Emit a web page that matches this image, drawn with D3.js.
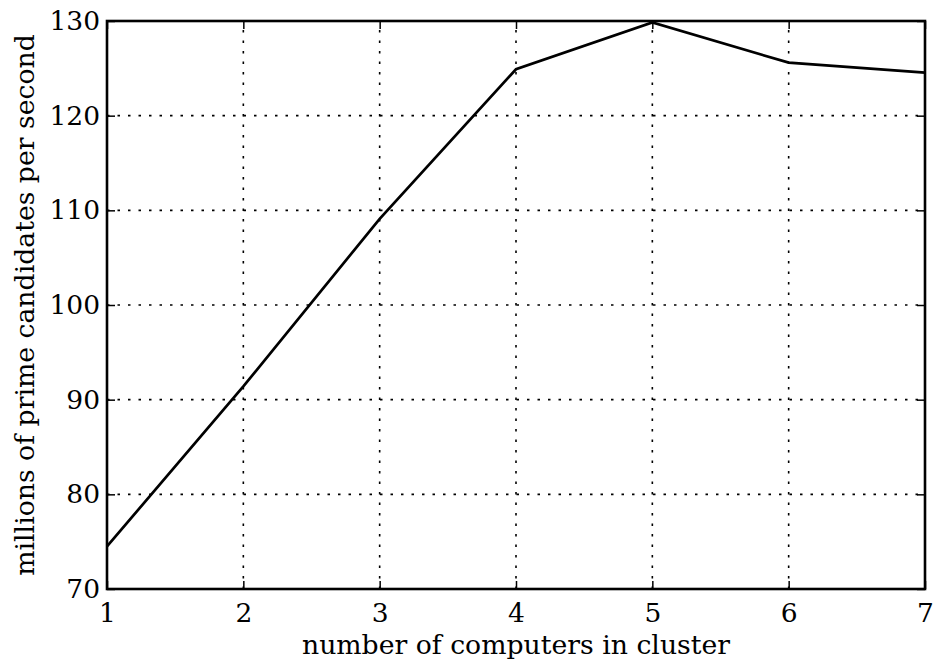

════

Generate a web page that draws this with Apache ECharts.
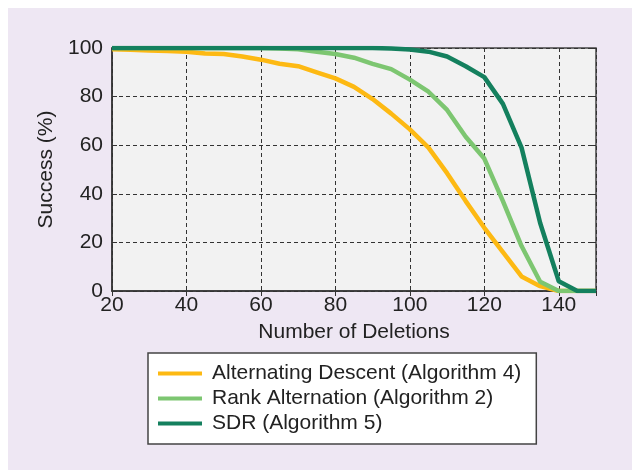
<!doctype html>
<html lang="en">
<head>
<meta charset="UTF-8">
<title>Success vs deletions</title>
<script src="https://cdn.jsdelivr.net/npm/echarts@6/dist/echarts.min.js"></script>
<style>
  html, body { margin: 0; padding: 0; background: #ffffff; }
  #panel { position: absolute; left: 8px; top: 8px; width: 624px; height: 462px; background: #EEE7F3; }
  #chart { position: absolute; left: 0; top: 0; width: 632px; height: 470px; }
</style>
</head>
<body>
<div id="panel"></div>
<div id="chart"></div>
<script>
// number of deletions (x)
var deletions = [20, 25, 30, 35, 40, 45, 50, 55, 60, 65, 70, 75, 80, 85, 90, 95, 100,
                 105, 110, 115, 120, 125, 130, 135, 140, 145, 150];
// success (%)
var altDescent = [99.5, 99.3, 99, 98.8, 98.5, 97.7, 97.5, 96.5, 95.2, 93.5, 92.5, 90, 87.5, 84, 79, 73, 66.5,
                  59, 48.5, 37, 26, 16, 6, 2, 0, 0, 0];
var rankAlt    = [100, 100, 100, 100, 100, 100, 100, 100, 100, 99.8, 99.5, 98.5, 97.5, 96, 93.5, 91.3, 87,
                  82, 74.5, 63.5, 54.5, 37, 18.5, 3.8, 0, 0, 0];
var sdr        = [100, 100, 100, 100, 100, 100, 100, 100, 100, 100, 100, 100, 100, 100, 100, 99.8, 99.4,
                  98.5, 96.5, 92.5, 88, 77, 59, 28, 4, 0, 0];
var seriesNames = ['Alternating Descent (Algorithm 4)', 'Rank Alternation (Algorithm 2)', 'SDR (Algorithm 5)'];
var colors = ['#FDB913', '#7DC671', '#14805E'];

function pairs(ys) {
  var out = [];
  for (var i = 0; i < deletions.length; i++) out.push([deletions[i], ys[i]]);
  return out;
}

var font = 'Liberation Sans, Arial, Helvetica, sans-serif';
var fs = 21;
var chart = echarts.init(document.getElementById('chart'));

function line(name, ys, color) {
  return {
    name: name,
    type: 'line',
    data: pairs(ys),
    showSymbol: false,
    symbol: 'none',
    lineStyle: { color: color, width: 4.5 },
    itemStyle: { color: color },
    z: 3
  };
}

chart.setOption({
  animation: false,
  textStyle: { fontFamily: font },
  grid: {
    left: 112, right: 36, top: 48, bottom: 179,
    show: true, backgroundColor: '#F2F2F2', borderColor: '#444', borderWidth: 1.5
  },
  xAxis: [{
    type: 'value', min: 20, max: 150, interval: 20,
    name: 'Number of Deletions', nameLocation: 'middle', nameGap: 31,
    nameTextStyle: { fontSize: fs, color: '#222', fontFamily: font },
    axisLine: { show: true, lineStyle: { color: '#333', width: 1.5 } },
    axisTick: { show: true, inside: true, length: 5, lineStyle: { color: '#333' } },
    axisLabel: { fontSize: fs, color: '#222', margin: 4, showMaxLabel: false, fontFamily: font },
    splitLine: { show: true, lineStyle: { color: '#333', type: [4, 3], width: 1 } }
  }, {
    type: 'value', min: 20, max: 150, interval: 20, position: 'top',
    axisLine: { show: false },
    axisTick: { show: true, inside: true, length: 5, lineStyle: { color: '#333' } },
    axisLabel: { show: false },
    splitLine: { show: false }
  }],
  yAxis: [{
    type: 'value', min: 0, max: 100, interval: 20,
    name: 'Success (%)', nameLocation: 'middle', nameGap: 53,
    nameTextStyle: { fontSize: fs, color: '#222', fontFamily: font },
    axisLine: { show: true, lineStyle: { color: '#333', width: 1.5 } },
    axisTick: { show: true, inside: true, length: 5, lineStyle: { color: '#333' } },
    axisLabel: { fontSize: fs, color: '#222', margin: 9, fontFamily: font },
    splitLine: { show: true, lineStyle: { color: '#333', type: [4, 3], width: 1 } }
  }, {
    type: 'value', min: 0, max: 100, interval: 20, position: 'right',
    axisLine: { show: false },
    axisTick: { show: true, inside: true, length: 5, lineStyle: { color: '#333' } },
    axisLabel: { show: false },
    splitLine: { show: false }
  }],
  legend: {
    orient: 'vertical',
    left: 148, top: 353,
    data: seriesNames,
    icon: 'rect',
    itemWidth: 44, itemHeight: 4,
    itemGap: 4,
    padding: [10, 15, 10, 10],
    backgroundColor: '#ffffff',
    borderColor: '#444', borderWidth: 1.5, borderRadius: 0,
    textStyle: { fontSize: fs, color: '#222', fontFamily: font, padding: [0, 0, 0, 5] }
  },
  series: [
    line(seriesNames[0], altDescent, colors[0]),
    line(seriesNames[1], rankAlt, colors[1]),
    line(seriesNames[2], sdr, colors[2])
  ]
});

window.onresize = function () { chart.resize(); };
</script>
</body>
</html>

════

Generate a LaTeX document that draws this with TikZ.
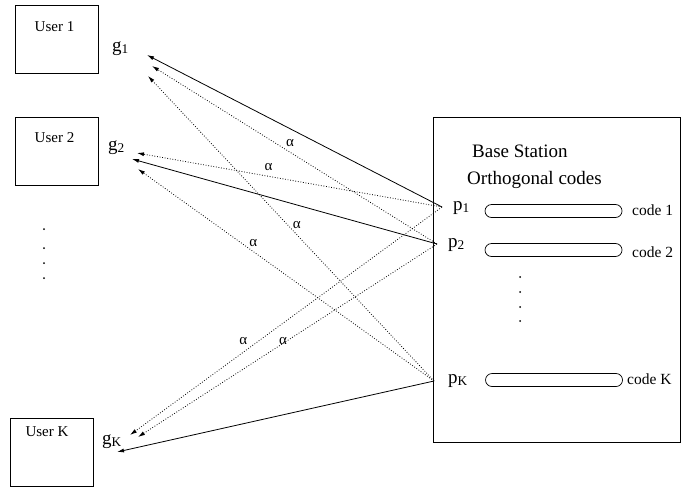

════

Aim - Pick out the lines containing the string "page" and show them.

The reply -
Emit a web page that matches this image, drawn with D3.js.
Generate a web page that draws this with Apache ECharts.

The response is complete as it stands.